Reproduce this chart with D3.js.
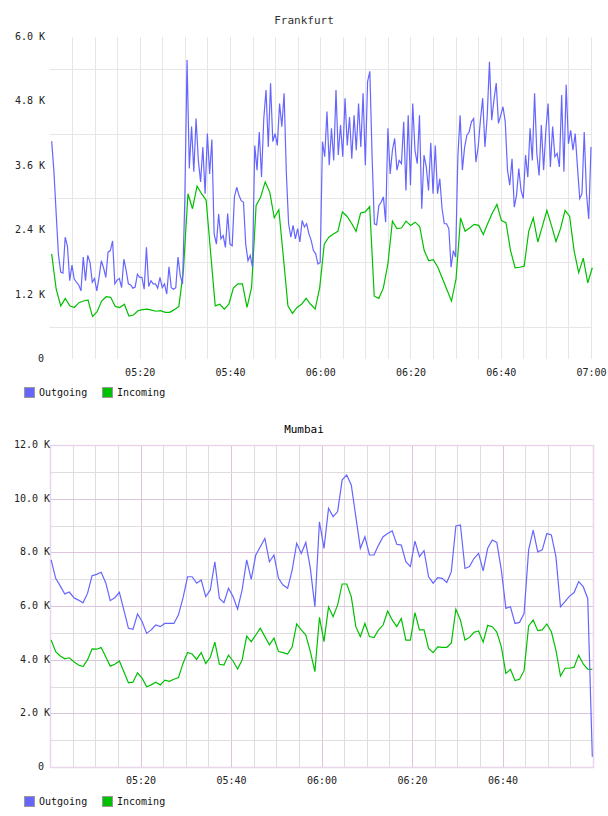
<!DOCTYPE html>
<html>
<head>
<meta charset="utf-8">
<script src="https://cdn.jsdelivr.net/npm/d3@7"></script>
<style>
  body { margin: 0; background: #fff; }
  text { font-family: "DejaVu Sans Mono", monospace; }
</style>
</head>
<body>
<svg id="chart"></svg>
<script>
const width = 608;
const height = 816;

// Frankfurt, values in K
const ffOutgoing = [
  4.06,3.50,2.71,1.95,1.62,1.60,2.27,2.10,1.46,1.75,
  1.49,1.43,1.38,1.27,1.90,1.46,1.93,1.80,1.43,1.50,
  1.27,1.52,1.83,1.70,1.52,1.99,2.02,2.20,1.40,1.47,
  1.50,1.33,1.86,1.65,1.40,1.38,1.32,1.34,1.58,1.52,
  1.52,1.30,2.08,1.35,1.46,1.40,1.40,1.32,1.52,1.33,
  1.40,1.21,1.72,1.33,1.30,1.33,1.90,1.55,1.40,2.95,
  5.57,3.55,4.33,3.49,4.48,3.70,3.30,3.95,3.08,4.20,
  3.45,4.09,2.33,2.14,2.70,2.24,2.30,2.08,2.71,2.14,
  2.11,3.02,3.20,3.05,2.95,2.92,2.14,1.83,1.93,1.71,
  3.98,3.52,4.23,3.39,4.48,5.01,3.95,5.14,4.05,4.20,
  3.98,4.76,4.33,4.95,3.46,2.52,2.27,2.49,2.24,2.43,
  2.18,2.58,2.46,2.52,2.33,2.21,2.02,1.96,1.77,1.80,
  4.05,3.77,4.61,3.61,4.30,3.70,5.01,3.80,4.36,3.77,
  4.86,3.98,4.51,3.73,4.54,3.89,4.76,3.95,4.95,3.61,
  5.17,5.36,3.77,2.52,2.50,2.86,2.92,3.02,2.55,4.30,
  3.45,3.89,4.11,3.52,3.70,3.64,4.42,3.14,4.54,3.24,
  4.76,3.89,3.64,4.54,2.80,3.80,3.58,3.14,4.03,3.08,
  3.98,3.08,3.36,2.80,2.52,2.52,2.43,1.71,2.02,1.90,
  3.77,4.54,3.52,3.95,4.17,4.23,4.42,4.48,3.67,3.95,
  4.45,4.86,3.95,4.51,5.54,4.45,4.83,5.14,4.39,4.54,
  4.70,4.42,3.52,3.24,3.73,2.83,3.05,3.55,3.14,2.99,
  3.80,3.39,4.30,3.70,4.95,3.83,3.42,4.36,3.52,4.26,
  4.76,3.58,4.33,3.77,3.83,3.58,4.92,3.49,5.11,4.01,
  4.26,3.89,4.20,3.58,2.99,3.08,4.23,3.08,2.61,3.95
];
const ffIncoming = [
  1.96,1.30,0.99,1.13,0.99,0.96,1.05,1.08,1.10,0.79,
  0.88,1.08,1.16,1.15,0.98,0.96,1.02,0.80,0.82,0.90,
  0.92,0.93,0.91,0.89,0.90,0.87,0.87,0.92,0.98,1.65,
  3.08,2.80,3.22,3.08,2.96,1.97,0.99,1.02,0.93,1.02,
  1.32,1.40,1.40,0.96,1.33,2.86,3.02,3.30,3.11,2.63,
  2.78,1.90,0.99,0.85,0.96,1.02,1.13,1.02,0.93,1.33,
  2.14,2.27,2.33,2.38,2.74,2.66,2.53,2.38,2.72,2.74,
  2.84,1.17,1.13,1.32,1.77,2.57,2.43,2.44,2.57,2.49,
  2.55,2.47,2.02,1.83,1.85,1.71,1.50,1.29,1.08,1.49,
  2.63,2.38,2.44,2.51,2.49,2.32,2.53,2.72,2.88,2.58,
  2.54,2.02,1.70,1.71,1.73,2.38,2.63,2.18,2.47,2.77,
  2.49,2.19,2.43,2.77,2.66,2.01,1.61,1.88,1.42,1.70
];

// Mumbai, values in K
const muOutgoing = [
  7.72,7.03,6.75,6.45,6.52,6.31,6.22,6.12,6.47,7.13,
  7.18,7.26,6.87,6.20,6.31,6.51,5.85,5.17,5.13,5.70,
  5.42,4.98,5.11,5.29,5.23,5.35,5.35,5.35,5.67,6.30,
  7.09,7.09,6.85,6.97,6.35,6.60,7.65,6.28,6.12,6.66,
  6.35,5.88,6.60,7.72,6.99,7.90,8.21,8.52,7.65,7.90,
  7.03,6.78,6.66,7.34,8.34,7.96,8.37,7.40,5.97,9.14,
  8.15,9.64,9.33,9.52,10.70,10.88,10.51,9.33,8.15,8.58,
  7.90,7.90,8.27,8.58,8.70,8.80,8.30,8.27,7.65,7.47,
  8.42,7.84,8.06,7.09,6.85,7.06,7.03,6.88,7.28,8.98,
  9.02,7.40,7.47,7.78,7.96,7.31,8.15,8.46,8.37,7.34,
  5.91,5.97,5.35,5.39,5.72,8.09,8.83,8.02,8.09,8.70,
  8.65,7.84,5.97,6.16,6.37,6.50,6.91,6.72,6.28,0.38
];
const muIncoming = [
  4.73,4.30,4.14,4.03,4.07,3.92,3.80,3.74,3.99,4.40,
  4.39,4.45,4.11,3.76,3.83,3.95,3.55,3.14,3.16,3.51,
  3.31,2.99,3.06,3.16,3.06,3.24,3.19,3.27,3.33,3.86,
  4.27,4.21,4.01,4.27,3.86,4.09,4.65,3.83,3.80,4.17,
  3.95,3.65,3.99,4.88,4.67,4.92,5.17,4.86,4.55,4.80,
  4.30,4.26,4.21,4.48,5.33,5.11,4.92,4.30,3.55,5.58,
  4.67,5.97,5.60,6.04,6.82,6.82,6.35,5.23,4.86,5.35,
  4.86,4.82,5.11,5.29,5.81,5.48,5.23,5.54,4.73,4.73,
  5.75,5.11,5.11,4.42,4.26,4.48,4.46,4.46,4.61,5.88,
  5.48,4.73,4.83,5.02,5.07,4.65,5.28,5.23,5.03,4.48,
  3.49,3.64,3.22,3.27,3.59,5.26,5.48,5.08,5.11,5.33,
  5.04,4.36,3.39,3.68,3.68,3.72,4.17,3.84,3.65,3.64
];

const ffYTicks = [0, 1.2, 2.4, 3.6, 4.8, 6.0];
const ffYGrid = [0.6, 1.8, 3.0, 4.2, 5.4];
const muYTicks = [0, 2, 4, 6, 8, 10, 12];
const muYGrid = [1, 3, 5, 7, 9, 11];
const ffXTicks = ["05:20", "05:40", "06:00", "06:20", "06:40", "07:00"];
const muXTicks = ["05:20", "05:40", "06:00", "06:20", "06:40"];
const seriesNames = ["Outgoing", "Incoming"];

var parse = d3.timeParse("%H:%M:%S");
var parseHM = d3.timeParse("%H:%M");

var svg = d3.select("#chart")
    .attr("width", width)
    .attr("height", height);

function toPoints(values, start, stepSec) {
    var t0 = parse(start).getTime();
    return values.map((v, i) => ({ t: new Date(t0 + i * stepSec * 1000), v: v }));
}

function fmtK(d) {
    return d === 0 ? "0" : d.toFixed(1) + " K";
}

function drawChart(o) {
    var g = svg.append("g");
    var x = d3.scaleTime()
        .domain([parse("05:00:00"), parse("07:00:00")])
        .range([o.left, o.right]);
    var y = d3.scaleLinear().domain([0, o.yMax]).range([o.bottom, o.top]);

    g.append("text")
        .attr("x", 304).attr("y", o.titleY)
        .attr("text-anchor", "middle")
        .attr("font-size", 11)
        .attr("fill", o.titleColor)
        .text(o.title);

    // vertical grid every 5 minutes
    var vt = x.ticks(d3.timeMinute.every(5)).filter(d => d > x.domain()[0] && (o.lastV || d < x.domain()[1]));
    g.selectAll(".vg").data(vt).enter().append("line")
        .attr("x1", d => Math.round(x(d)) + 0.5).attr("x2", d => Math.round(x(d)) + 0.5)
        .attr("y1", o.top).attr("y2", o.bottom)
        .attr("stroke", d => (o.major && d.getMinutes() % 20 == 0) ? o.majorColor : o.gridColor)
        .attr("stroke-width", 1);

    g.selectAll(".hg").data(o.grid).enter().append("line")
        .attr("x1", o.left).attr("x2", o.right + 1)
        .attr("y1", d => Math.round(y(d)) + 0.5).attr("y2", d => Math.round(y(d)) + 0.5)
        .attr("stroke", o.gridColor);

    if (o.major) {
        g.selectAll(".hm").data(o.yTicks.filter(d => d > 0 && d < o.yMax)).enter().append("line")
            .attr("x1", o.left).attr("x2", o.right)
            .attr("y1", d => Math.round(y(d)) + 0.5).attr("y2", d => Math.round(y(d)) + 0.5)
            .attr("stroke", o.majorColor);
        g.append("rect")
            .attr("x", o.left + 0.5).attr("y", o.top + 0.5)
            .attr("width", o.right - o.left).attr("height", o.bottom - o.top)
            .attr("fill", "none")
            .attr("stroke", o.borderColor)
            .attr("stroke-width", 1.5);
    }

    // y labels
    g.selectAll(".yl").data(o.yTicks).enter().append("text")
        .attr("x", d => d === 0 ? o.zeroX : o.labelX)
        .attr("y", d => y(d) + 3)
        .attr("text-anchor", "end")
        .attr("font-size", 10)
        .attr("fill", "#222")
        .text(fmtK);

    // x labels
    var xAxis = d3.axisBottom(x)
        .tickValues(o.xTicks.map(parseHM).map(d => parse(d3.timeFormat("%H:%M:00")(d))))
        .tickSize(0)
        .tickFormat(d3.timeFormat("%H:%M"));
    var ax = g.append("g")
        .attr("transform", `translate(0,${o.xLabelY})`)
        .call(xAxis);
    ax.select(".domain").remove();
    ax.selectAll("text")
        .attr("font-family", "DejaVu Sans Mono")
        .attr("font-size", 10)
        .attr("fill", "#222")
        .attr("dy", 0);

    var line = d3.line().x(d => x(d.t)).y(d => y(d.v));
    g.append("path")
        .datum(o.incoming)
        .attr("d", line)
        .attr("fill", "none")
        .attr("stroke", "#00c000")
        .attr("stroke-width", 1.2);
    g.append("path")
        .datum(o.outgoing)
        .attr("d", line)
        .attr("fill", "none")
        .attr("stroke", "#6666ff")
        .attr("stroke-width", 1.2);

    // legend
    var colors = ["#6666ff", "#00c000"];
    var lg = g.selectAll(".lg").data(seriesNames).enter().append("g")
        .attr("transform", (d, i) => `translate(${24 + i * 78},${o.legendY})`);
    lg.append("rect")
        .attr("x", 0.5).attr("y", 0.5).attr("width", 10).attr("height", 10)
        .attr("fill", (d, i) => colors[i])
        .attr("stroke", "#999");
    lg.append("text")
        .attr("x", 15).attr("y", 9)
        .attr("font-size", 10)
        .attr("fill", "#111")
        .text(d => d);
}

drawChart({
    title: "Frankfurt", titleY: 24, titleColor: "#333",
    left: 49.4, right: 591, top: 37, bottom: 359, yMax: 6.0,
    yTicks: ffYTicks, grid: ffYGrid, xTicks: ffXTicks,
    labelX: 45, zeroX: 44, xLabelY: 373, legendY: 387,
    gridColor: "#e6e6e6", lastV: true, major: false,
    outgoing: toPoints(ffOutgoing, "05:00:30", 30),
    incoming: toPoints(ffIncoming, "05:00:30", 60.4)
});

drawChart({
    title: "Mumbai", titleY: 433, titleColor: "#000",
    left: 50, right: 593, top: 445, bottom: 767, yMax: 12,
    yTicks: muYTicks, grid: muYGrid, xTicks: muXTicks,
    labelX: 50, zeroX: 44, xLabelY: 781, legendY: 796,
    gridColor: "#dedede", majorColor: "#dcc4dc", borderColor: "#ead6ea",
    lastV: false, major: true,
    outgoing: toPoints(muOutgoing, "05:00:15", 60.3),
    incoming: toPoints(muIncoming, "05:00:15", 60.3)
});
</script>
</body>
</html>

▶ [Aim of the task]: Repeat the lines of the listing above verbatim, beginning at its first line and ending at the line containing "const height = 816;", which is included. Omit pictures.

▶ [Answer for this exercise]:
Reproduce this chart with D3.js.
<!DOCTYPE html>
<html>
<head>
<meta charset="utf-8">
<script src="https://cdn.jsdelivr.net/npm/d3@7"></script>
<style>
  body { margin: 0; background: #fff; }
  text { font-family: "DejaVu Sans Mono", monospace; }
</style>
</head>
<body>
<svg id="chart"></svg>
<script>
const width = 608;
const height = 816;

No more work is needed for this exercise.